I find it a disturbingly accurate portrayal of my junior Dr years in the last 90s/ early noughties.
I really identified with poor Shruti. The feeling of being out of your depth and having to manage stuff you have only ever practiced on a dummy at 4am with no support and a roomful of people looking on expectantly. That's how I put in my first central line. Also taking the flack for seniors decisions and actions that you don't agree with and saying nothing. Being spoken to in derogatory terms or even sworn at was par for the course. It was entirely accepted that as a house officer you were the lowest of the low and you took what was coming to you.
The consultants are very realistic types too I thought. My first surgical consultant was just exactly like Mr Lockhart. Immaculate 3 piece suits, always to be found in the theatre smoking common room unless he was actually operating, he was on his 4th wife and had a large collection of classic cars. Simon, our put upon registrar, did most of the work and was as kind to me as time pressures allowed but often I was left to manage the ward on my own in my first ever job out of med school whilst they were all in theatre. I cried in the store room a lot of times. Once Simon called the consultant in when we were on call and he was drunk and incapable of coming and one of the other consultants had to cover for him. Nothing was done about that to my knowledge or if it was it was 'a quiet word'
Shifts always started half an hour before the rota said and finished 1-2hrs late if you were very lucky or later if the notoriously slow consultant was on the post take ward round. Leaving on time was not an expectation. Going off sick was frowned upon to the extent that one of my friends worked through chemotherapy and another through a UC flare so bad she collapsed and was admitted to her own ward. Pressure to do extra shifts or stay on if there was a gap was none too subtle. I missed so many special occasions and bumbled my way through others completely knackered.
I did not feel I fitted in very well coming from a state school working class background. A lot of people I went to medical school with and met on the job were public school rugger bugger types and there was a culture of masochism and a lot of swopping of war stories and disrespect for patients that I found distasteful.
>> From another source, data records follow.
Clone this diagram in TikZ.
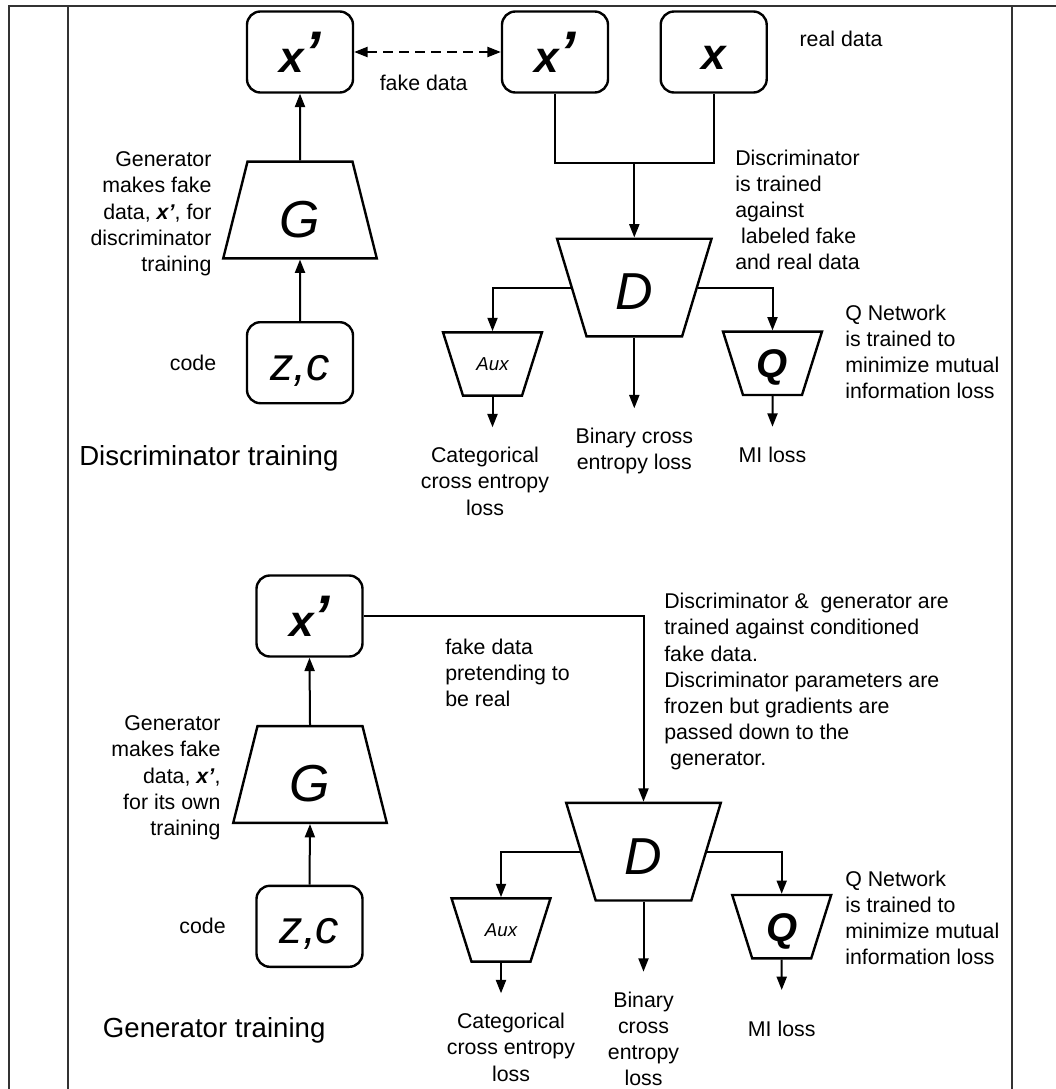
\documentclass[tikz,border=0pt]{standalone}
\usepackage{fontspec}
\setmainfont{Liberation Sans}
\usetikzlibrary{arrows.meta,positioning,shapes.geometric}

\newcommand{\fakex}{\textbf{\textit{x’}}}
\newcommand{\bigfakex}{x{\fontsize{44}{44}\selectfont ’}}

\begin{document}
\begin{tikzpicture}[
  % one unit is one pixel of the scanned figure, y grows downwards
  x=0.75pt, y=-0.75pt,
  font=\fontsize{16}{19.6}\selectfont,
  box/.style={draw, rounded corners=10pt, line width=1.8pt, minimum width=79.5pt,
    minimum height=60.75pt, inner sep=0pt, font=\fontsize{33}{33}\selectfont\bfseries\itshape},
  % the text box is the narrow edge and the full height, so nothing is stretched
  net/.style={draw, trapezium, line width=1.8pt, inner sep=0pt, align=center},
  gen/.style={net, trapezium left angle=75.9, trapezium right angle=75.9,
    text width=78.75pt, text height=56.6pt, text depth=15.9pt,
    font=\fontsize{39}{39}\selectfont\itshape},
  disc/.style={net, trapezium left angle=106.8, trapezium right angle=106.8,
    text width=71.7pt, text height=53.35pt, text depth=19.85pt,
    font=\fontsize{39}{39}\selectfont\itshape},
  head/.style={net, trapezium left angle=107.5, trapezium right angle=107.5,
    text width=44.25pt},
  auxhead/.style={head, text height=28.75pt, text depth=18.75pt,
    font=\fontsize{14}{14}\selectfont\itshape},
  qhead/.style={head, text height=34.5pt, text depth=13pt,
    font=\fontsize{30}{30}\selectfont\bfseries\itshape},
  note/.style={inner sep=0pt, align=left},
  % the arrow stops short of the loss text by the outer sep
  loss/.style={inner sep=0pt, outer ysep=15pt, align=center, anchor=north},
  flow/.style={-{Triangle[length=10pt,width=7.5pt]}, line width=1.5pt},
  pair/.style={{Triangle[length=10pt,width=7.5pt]}-{Triangle[length=10pt,width=7.5pt]},
    line width=1.5pt, dash pattern=on 7.5pt off 4.5pt},
  frame/.style={line width=1.5pt, draw=black!80}
]
\useasboundingbox (0,0) rectangle (1056,1089);

% table rules
\draw[frame] (9.3,1089) -- (9.3,5.7) -- (1056,5.7);
\draw[frame] (68.3,5.7) -- (68.3,1089);
\draw[frame] (1011.7,5.7) -- (1011.7,1089);

% ---- discriminator training ----
\node[box] (xp1) at (300,52) {\bigfakex};
\node[box] (xp2) at (555,52) {\bigfakex};
\node[box, text height=26pt] (xr1) at (713.7,52) {x};
\node[gen] (G1) at (300,210) {G};
\node[box, font=\fontsize{35}{35}\selectfont\itshape, text height=31pt] (zc1) at (300,362.7) {z,c};
\node[disc] (D1) at (634.3,287.5) {D};
\node[auxhead] (aux1) at (492.5,364) {Aux};
\node[qhead] (Q1) at (772.5,363.3) {Q};

\node[note, anchor=north east, align=right] (gen1) at (211.7,151.6)
  {Generator\\makes fake\\data, \fakex, for\\discriminator\\training};
\node[note, left=22pt of zc1] (code1) {code};
\node[note, anchor=west, font=\fontsize{20.7}{24}\selectfont] (title1) at (79,458.3)
  {Discriminator training};
\node[note] (fake1) at (423.7,82.7) {fake data};
\node[note, anchor=west] (real1) at (799.3,39.3) {real data};
\node[note, anchor=north west] (dnote1) at (735,149.6)
  {Discriminator\\is trained\\against\\\hspace*{.28em}labeled fake\\and real data};
\node[note, anchor=north west] (qnote1) at (845,304.6)
  {Q Network\\is trained to\\minimize mutual\\information loss};
\node[loss] (bce1) at (634.3,408.3) {Binary cross\\entropy loss};
\node[loss] (mi1) at (772.5,426.7) {MI loss};
\node[loss] (cat1) at (485,427.3) {Categorical\\cross entropy\\loss};

\path (D1.north) ++(0,-74) coordinate (join1);
\draw[pair] (xp1.east) -- (xp2.west);
\draw[flow] (G1.north) -- (xp1.south);
\draw[flow] (zc1.north) -- (G1.south);
\draw[line width=1.5pt] (xp2.south) |- (join1) -| (xr1.south);
\draw[flow] (join1) -- (D1.north);
\draw[flow] (D1.left side) -| (aux1.north);
\draw[flow] (D1.right side) -| (Q1.north);
\draw[flow] (D1.south) -- (bce1.north);
\draw[flow] (aux1.south) -- (aux1.south |- cat1.north);
\draw[flow] (Q1.south) -- (mi1.north);

% ---- generator training ----
\node[box] (xp3) at (309.5,616) {\bigfakex};
\node[gen] (G2) at (310,774.5) {G};
\node[box, font=\fontsize{35}{35}\selectfont\itshape, text height=31pt] (zc2) at (309.5,926.3) {z,c};
\node[disc] (D2) at (643.5,851.7) {D};
\node[auxhead] (aux2) at (501,930) {Aux};
\node[qhead] (Q2) at (781.7,926.7) {Q};

\node[note, anchor=north east, align=right] (gen2) at (220.7,715.6)
  {Generator\\makes fake\\data, \fakex,\\for its own\\training};
\node[note, left=22pt of zc2] (code2) {code};
\node[note, anchor=west, font=\fontsize{20.7}{24}\selectfont] (title2) at (102.7,1030)
  {Generator training};
\node[note, anchor=north west] (fake2) at (445,638.3) {fake data\\pretending to\\be real};
\node[note, anchor=north west] (dnote2) at (664,593)
  {Discriminator \& \ generator are\\trained against conditioned\\fake data.\\Discriminator parameters are\\frozen but gradients are\\passed down to the\\\hspace*{.28em}generator.};
\node[note, anchor=north west] (qnote2) at (845,870.6)
  {Q Network\\is trained to\\minimize mutual\\information loss};
\node[loss] (bce2) at (643.5,971.7) {Binary\\cross\\entropy\\loss};
\node[loss, outer ysep=23pt] (mi2) at (781.7,990) {MI loss};
\node[loss] (cat2) at (511,993.3) {Categorical\\cross entropy\\loss};

\draw[flow] (xp3.east) -| (D2.north);
\draw[flow] (G2.north) -- (xp3.south);
\draw[flow] (zc2.north) -- (G2.south);
\draw[flow] (D2.left side) -| (aux2.north);
\draw[flow] (D2.right side) -| (Q2.north);
\draw[flow] (D2.south) -- (bce2.north);
\draw[flow] (aux2.south) -- (aux2.south |- cat2.north);
\draw[flow] (Q2.south) -- (mi2.north);
\end{tikzpicture}
\end{document}
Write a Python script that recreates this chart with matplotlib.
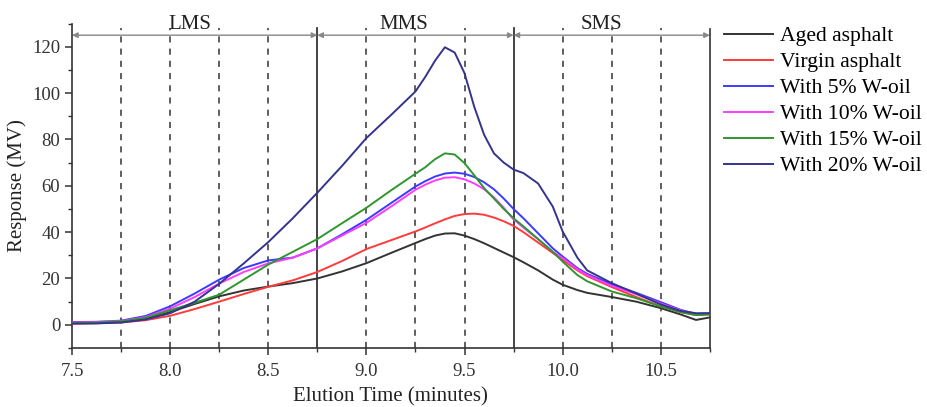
import matplotlib
matplotlib.use("Agg")
import matplotlib.pyplot as plt
from matplotlib.ticker import MultipleLocator, FormatStrFormatter

plt.rcParams['font.family'] = ['Liberation Serif', 'DejaVu Serif']

# ---- data ----
time = [7.5, 7.625, 7.75, 7.875, 8.0, 8.125, 8.25, 8.375, 8.5, 8.625, 8.75, 8.875,
        9.0, 9.125, 9.25, 9.3, 9.35, 9.4, 9.45, 9.5, 9.55, 9.6, 9.65, 9.7, 9.75,
        9.8, 9.875, 9.95, 10.0, 10.075, 10.125, 10.25, 10.375, 10.5, 10.6, 10.68, 10.75]

aged = [1.0, 1.0, 1.2, 2.5, 5.5, 9.0, 12.3, 14.8, 16.5, 18.0, 20.0, 23.0,
        26.6, 31.0, 35.3, 37.0, 38.5, 39.4, 39.5, 38.5, 37.0, 35.2, 33.2, 31.2, 29.2,
        27.0, 23.5, 19.5, 17.3, 15.0, 13.8, 12.0, 10.0, 7.2, 4.5, 2.1, 3.2]

virgin = [0.5, 0.7, 1.0, 2.0, 3.9, 6.8, 10.0, 13.3, 16.4, 19.2, 22.8, 27.5,
          32.7, 36.5, 40.3, 42.0, 43.8, 45.5, 47.0, 47.8, 48.0, 47.5, 46.3, 44.7, 42.7,
          40.0, 35.5, 31.0, 28.0, 23.5, 21.0, 16.3, 12.0, 8.0, 5.5, 4.2, 4.5]

w5 = [1.2, 1.3, 1.8, 3.8, 8.0, 13.5, 19.5, 24.5, 27.8, 29.0, 33.0, 39.0,
      45.3, 52.5, 59.7, 62.0, 64.0, 65.3, 65.7, 65.2, 63.8, 61.5, 58.5, 54.5, 50.0,
      46.0, 39.5, 33.0, 29.5, 24.5, 22.0, 17.5, 13.8, 9.8, 6.5, 4.7, 5.0]

w10 = [1.0, 1.2, 1.6, 3.3, 7.0, 12.0, 17.8, 22.8, 26.5, 29.0, 33.0, 38.5,
       44.0, 51.0, 58.3, 60.5, 62.3, 63.5, 63.7, 62.8, 61.0, 58.5, 55.0, 50.5, 45.5,
       42.0, 37.0, 31.5, 28.8, 24.0, 21.5, 16.8, 13.2, 9.2, 6.2, 4.5, 4.8]

w15 = [0.8, 1.0, 1.5, 3.0, 6.3, 9.5, 13.0, 19.5, 26.0, 31.5, 37.0, 43.8,
       50.5, 58.0, 65.2, 68.0, 71.5, 74.0, 73.5, 69.8, 64.5, 59.0, 54.5, 50.0, 46.0,
       42.5, 37.0, 31.5, 27.3, 21.5, 18.8, 14.4, 11.5, 7.9, 5.5, 4.2, 4.5]

w20 = [0.5, 0.6, 1.0, 2.3, 5.0, 10.0, 17.7, 26.5, 35.7, 46.0, 57.0, 68.5,
       80.6, 90.5, 100.7, 107.0, 114.0, 119.8, 117.5, 108.6, 94.0, 82.0, 74.0, 70.0, 67.0,
       65.5, 61.0, 51.0, 40.3, 29.0, 23.5, 18.0, 13.5, 8.8, 6.0, 5.0, 5.0]

labels = ["Aged asphalt", "Virgin asphalt", "With 5% W-oil",
          "With 10% W-oil", "With 15% W-oil", "With 20% W-oil"]
colors = ["#333333", "#ff3b3b", "#3b3bff", "#ff3bff", "#2f962f", "#34348f"]

dashed_x = [7.75, 8.0, 8.25, 8.5, 9.0, 9.25, 9.5, 10.0, 10.25, 10.5]
solid_x = [8.75, 9.75]
regions = [("LMS", 7.5, 8.75, 8.1), ("MMS", 8.75, 9.75, 9.19), ("SMS", 9.75, 10.75, 10.2)]

# ---- figure ----
fig = plt.figure(figsize=(9.27, 4.07), dpi=100)
ax = fig.add_axes([0.0777, 0.145, 0.688, 0.797])

series = [aged, virgin, w5, w10, w15, w20]
lines = []
for s, lab, c in zip(series, labels, colors):
    ln, = ax.plot(time, s, color=c, lw=1.4, label=lab, zorder=3)
    lines.append(ln)

for xv in dashed_x:
    ax.plot([xv, xv], [-10, 128], color="#333333", lw=1.1, ls=(0, (4, 4)), zorder=2)
for xv in solid_x:
    ax.plot([xv, xv], [-10, 128], color="#222222", lw=1.2, zorder=2)

for name, x0, x1, xt in regions:
    ax.annotate("", xy=(x0, 125), xytext=(x1, 125),
                arrowprops=dict(arrowstyle="<|-|>", color="#888888", lw=1.0,
                                mutation_scale=8, shrinkA=0, shrinkB=0),
                annotation_clip=False)
    ax.text(xt, 125.6, name, ha="center", va="bottom", fontsize=15, color="#222222",
            clip_on=False)

ax.set_xlim(7.5, 10.75)
ax.set_ylim(-10, 130)
ax.xaxis.set_major_locator(MultipleLocator(0.5))
ax.xaxis.set_minor_locator(MultipleLocator(0.25))
ax.xaxis.set_major_formatter(FormatStrFormatter("%.1f"))
ax.yaxis.set_major_locator(MultipleLocator(20))
ax.yaxis.set_minor_locator(MultipleLocator(10))
ax.tick_params(which="both", direction="out", labelsize=13.5, colors="#333333")
ax.tick_params(which="major", length=5, width=1.1)
ax.tick_params(which="minor", length=3, width=1.0)
ax.tick_params(axis="x", pad=6)

ax.spines["top"].set_visible(False)
ax.spines["right"].set_bounds(-10, 127.5)
for sp in ["left", "right", "bottom"]:
    ax.spines[sp].set_color("#333333")
    ax.spines[sp].set_linewidth(1.2)

ax.set_xlabel("Elution Time (minutes)", fontsize=15, color="#222222", labelpad=5)
ax.set_ylabel("Response (MV)", fontsize=15, color="#222222", labelpad=4)

fig.legend(handles=lines, labels=labels, loc="upper left",
           bbox_to_anchor=(724 / 927, 1 - 26 / 407), frameon=False,
           fontsize=15.6, handlelength=2.25, handletextpad=0.33,
           labelspacing=0.27, borderpad=0, borderaxespad=0)

fig.savefig("out.png", dpi=100)
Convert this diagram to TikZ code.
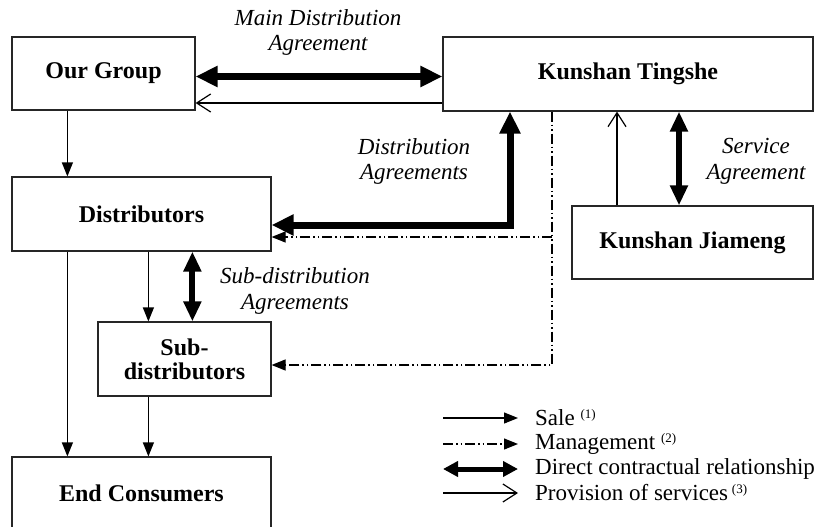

After a few years I contemplated leaving medicine but made a move from acute medicine to psych instead. It's not easier in the way some people may think as it's emotionally very taxing but at least that is acknowledged and reflected upon and I have found the work culture much better and more supportive.
I do believe, or at least I hope, that things have changed a bit for the better in medical culture. Less than full time work for men as well as women is starting to be quite common now whereas it was regarded as a cop out back in the day. Leaving on time is a reasonable expectation for my juniors and I like to think that I am a whole lot kinder and more supportive to them than some consultants were to me.
I still would not want my DC to have a career in medicine though.
I don't exactly think the programme (haven't read the book) is misogynistic I think that is an artefact of the specialty he's in. I think the culture is just brutal overall and dismissive to patients generally and honestly that's how it often was. I think he is honest about how he was a part of that and doesn't portray it in heroic terms.